I did run into a few frustrating problems, but I found the solutions scattered about the internet. First, I found a pretty good guide to locking down an RDS Server on Technet. One good thing about the article is that it talks about removing libraries, whereas other RDS lockdown articles I found were written for Windows Server 2003.

Issue number two was that I was having a hard time figuring out how to remove the Administrative Tools from my users' start menu. There wasn't a group policy that affected this, but I DID find a group policy preference!
  1. In your group policy, go to User Configuration > Preferences > Control Panel Settings > Start Menu.

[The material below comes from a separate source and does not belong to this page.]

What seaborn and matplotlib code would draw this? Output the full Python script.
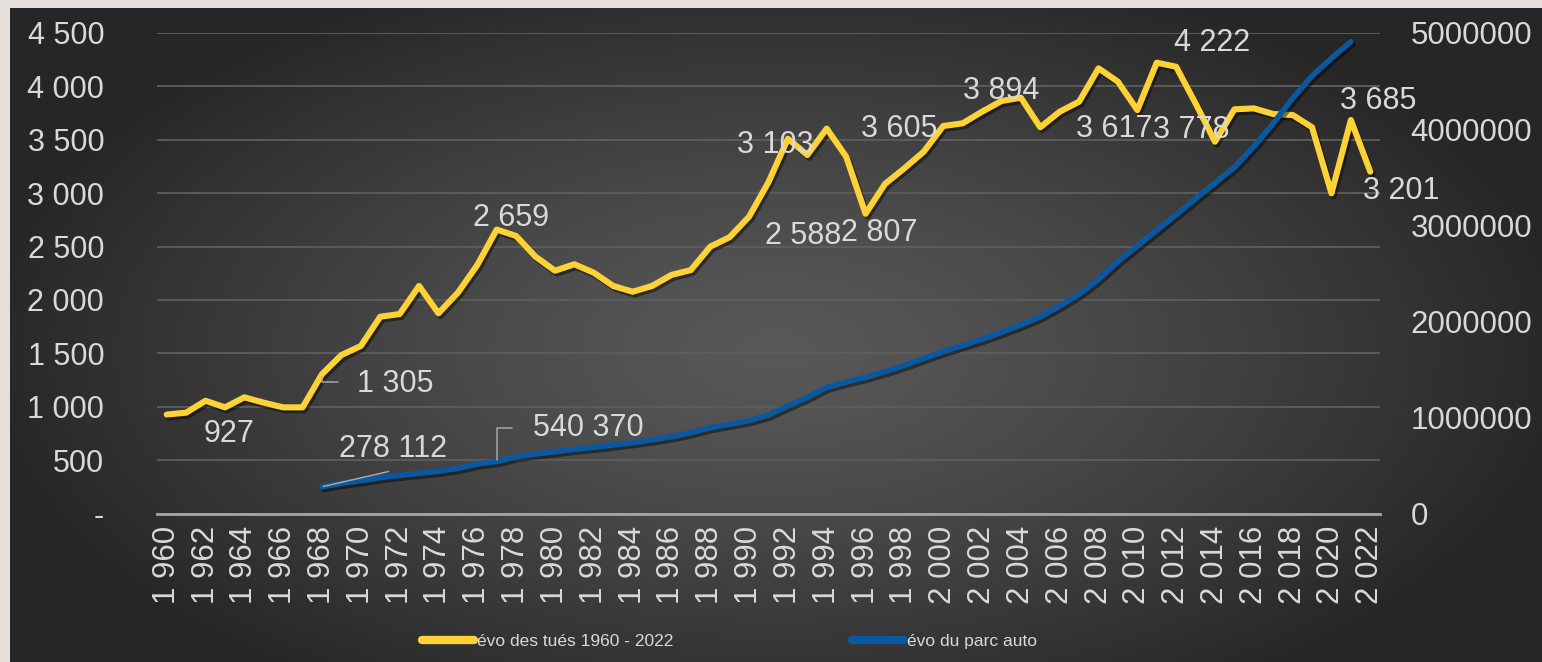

  2. Right-click > New > Start menu (Windows Vista) and then browse till the Administrative tools and choose "Do not show this item".
Another issue (and most infuriating here) was that none of my icons were showing up on my users' desktops. Icons that you create in C:\Users\Public\Desktop (Windows Server 2008/R2/Vista/7) or C:\Documents and Settings\All Users\Desktop (Windows Server 2003/XP) should show up for everyone, and mine weren't because of a group policy that I had set called “Remove common program groups from Start Menu”. This can be found in "User Configuration > Policies > Administrative Templates > Start Menu and Taskbar", and has the unintended consequence of hiding icons on all users/public desktops. So, I set the policy to "Not Configured" and then removed the "Everyone" and "Domain Users" groups from the C:\ProgramData\Microsoft\Windows\Start Menu (Windows Server 2008) or C:\Documents and Settings\All Users\Start Menu (Windows Server 2003) folder permissions. You will need to remove inheritance to make this happen.